— begin Data to process —

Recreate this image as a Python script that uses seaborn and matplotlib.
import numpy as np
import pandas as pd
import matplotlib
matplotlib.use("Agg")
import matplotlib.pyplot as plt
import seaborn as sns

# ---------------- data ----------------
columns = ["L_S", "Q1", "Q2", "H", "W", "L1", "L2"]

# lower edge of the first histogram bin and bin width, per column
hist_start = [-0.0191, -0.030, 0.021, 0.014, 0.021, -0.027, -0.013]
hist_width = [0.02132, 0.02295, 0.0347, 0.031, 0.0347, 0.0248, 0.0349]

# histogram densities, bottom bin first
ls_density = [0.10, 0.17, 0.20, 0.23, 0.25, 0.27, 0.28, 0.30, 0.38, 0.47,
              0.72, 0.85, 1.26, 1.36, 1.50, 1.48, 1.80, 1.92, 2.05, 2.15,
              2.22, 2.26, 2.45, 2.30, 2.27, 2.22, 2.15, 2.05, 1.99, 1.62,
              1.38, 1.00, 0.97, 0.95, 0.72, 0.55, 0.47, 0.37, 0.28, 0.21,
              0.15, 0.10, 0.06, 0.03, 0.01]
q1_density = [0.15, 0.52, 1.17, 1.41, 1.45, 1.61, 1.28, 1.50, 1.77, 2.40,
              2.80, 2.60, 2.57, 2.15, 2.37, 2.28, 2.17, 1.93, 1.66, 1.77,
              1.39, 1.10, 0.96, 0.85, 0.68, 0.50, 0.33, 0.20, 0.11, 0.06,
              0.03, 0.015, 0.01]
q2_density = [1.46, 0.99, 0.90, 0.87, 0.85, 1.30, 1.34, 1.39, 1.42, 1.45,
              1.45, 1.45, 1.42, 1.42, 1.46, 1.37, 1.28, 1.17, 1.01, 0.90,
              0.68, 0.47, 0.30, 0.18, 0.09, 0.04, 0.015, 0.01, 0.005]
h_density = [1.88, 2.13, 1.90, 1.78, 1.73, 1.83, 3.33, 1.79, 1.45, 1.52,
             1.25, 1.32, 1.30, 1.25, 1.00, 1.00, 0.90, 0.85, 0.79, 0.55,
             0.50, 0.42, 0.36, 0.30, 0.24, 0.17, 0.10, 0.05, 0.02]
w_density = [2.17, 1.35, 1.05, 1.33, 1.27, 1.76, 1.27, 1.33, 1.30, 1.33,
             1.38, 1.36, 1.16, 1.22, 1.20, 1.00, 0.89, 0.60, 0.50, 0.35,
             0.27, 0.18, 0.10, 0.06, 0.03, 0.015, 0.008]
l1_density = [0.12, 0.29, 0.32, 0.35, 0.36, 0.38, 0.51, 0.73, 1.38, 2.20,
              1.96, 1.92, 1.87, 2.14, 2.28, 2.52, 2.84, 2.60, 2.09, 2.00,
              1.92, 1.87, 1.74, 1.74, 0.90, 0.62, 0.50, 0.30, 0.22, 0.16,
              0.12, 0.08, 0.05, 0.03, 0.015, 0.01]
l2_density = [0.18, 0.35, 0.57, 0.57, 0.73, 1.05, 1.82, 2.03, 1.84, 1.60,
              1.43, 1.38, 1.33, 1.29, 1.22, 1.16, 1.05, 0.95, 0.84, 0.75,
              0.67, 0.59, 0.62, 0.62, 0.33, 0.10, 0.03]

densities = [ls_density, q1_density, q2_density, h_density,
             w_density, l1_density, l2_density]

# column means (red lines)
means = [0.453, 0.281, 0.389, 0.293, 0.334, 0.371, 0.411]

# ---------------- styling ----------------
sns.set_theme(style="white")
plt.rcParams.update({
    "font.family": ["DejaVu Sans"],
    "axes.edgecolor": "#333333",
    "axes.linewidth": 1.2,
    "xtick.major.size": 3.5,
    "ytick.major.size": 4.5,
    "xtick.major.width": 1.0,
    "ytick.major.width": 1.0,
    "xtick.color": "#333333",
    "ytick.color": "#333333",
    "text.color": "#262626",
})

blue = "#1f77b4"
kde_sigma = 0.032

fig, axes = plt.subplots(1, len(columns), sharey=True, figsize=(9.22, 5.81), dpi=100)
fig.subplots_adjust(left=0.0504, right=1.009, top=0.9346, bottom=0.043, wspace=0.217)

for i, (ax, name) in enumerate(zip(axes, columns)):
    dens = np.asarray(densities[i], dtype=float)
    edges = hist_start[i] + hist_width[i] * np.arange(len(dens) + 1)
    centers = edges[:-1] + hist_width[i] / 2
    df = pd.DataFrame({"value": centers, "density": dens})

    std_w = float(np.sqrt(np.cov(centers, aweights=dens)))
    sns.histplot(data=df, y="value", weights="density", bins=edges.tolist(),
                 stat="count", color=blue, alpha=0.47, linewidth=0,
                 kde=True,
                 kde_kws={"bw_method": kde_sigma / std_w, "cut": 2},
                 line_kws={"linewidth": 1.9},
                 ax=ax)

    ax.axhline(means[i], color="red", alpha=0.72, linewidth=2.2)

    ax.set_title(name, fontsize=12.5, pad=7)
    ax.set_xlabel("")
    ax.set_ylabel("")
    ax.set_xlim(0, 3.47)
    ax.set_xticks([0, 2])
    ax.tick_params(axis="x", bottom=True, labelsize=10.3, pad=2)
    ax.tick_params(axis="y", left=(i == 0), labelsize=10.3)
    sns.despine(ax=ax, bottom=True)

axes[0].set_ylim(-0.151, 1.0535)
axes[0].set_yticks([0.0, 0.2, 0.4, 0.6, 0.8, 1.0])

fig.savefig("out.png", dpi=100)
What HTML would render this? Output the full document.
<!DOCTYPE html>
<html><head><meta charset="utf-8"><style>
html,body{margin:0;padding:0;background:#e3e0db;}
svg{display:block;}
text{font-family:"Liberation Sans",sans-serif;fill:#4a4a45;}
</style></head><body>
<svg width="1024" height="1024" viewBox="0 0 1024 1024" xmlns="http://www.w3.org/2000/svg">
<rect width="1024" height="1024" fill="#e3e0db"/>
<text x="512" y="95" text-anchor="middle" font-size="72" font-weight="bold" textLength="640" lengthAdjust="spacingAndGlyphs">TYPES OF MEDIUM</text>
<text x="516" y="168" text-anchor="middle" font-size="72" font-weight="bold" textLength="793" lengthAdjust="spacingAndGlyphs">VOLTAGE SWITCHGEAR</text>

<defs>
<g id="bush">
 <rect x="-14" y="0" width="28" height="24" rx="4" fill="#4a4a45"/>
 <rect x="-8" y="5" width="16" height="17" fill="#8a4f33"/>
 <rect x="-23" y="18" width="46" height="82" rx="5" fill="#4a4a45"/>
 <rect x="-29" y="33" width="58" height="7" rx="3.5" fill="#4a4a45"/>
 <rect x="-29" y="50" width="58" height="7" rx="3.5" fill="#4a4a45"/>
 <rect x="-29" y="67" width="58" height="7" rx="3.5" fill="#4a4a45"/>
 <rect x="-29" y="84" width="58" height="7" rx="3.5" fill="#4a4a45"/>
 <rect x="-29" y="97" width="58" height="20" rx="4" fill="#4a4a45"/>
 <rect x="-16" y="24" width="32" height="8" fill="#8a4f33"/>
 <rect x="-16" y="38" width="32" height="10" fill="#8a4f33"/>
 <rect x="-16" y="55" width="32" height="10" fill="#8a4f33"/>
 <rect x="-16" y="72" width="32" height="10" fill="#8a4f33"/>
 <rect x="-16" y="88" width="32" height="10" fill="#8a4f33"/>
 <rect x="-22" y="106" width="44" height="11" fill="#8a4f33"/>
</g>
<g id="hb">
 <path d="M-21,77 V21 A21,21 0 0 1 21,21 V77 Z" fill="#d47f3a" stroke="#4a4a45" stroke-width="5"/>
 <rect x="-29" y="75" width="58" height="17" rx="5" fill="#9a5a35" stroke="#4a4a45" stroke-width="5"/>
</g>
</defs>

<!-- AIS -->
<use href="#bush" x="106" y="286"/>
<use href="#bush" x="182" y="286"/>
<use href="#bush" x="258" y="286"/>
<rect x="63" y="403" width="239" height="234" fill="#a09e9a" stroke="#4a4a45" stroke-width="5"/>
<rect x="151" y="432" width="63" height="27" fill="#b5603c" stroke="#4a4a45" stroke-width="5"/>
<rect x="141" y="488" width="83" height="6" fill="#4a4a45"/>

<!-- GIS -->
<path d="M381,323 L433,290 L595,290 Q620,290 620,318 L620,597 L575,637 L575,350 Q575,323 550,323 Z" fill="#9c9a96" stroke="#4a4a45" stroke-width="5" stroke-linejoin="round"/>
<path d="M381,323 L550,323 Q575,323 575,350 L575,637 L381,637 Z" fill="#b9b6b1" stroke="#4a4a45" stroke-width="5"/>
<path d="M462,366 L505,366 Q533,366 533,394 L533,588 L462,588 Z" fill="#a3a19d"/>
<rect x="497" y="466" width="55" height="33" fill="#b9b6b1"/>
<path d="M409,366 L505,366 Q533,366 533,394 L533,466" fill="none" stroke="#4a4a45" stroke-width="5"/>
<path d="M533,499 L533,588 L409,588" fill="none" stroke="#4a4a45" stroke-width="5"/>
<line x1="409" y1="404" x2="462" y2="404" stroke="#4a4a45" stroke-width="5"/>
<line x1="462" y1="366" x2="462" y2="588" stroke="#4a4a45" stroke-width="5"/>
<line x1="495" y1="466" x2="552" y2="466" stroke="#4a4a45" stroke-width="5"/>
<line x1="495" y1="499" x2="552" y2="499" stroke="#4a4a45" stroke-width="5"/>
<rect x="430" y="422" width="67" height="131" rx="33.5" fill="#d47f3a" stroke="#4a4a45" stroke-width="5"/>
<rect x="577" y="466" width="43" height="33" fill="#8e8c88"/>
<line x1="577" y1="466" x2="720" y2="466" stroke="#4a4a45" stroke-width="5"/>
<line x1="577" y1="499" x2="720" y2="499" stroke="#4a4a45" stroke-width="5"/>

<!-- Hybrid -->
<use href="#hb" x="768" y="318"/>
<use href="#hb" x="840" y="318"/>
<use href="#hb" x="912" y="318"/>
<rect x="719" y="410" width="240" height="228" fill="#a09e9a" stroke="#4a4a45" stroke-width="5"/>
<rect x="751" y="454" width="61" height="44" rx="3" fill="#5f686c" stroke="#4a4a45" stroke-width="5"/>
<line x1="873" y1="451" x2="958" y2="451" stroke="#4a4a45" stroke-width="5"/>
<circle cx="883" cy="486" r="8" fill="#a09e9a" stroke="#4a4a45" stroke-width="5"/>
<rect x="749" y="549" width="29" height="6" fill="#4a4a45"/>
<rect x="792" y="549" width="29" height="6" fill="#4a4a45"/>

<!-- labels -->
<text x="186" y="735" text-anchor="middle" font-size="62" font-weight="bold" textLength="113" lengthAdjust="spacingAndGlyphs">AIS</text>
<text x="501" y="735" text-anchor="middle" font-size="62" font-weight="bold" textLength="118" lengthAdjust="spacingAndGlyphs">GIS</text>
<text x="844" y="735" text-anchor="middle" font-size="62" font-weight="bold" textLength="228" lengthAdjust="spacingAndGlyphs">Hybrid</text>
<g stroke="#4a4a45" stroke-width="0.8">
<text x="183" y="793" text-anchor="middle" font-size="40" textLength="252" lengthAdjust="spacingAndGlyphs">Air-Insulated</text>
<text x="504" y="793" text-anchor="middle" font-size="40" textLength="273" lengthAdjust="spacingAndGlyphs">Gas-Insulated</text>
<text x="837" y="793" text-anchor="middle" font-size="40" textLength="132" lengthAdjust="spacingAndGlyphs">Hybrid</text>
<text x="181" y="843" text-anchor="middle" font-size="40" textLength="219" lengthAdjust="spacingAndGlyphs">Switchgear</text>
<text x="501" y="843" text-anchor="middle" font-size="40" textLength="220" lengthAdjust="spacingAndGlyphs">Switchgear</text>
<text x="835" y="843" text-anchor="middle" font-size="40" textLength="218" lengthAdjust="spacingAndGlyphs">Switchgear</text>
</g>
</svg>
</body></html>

— end Data to process —

▸ Task brief
Copy every line of the records above, starting with the first, up to and including the line containing "0.0347, 0.0248, 0.0349]".

▸ Worked answer
Recreate this image as a Python script that uses seaborn and matplotlib.
import numpy as np
import pandas as pd
import matplotlib
matplotlib.use("Agg")
import matplotlib.pyplot as plt
import seaborn as sns

# ---------------- data ----------------
columns = ["L_S", "Q1", "Q2", "H", "W", "L1", "L2"]

# lower edge of the first histogram bin and bin width, per column
hist_start = [-0.0191, -0.030, 0.021, 0.014, 0.021, -0.027, -0.013]
hist_width = [0.02132, 0.02295, 0.0347, 0.031, 0.0347, 0.0248, 0.0349]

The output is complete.